| It's fun to poke fun at the system we have in the US, but we're doing fairly well from a numbers standpoint. Our GDP is fantastic, our median income is quite good, and we still manufacture a bunch of stuff. China didn't actually start to manufacture more than us until just a few years ago, and they have something like three times the population. People say the middle class is shrinking, but seldom mention that the number of people in the upper class is growing. We have pretty good employment numbers and our securities market is booming. Many of our businesses are the most profitable in the world. We are still sought out as the place to go for education and starting a business. We have more people trying to come here than we can even accommodate. So, from a numbers view, we are doing okay. We may not be number one in every category, but we're up there on the list and still doing quite well. Of course, there's more to life than numbers, but hopefully I expressed it well enough. |
What GDP and median income don't capture is that the above security is slipping away from more and more people. Increasingly, you're either a professional married to another professional making $200k+ or $300k+ as a household, which is great. Then you search which metropolitan areas other high income households are moving to and go there and your life is pretty good.
The flip side is you marry someone who makes little, or not marry at all because it's not a prudent financial decision.

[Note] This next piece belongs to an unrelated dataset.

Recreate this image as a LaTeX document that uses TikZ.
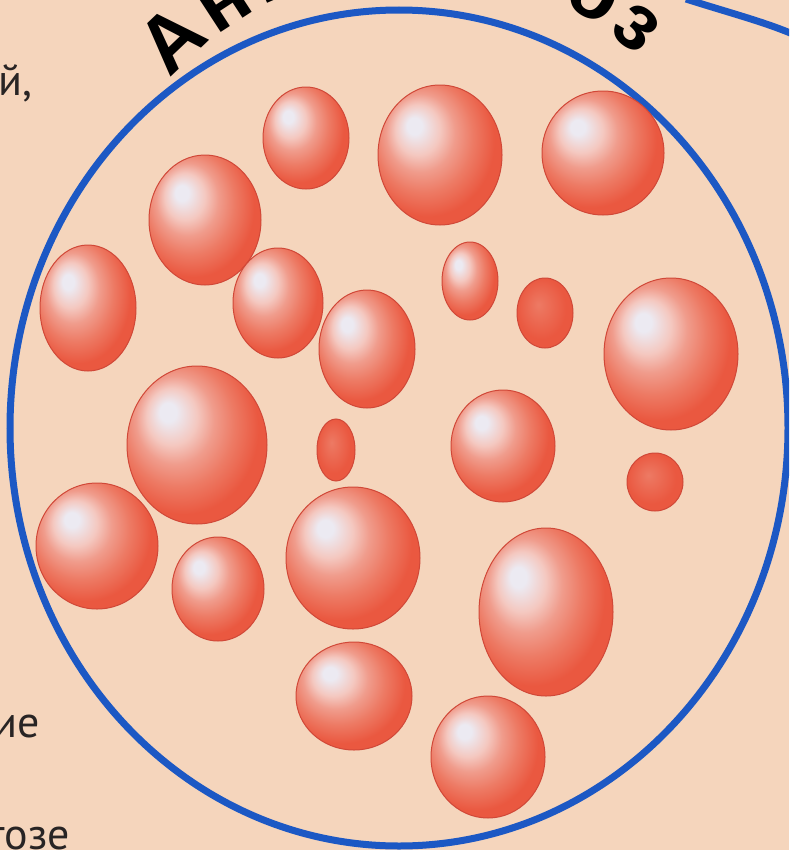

Wherever you live, your kids are stuck going to school with worse resources and only have other poor kids to become friends with, many in single parent households.
I don't know how it plays out in the end, but I would postulate that large class divides aren't good for societies and nations. Everyone doesn't need to be equal, but there has to be a veneer of everyone being "in this together", and if it becomes too obvious that we're not, then it incentives behavior of "steal or be stolen from", meaning too many people start to game the system and we lost trust in each other.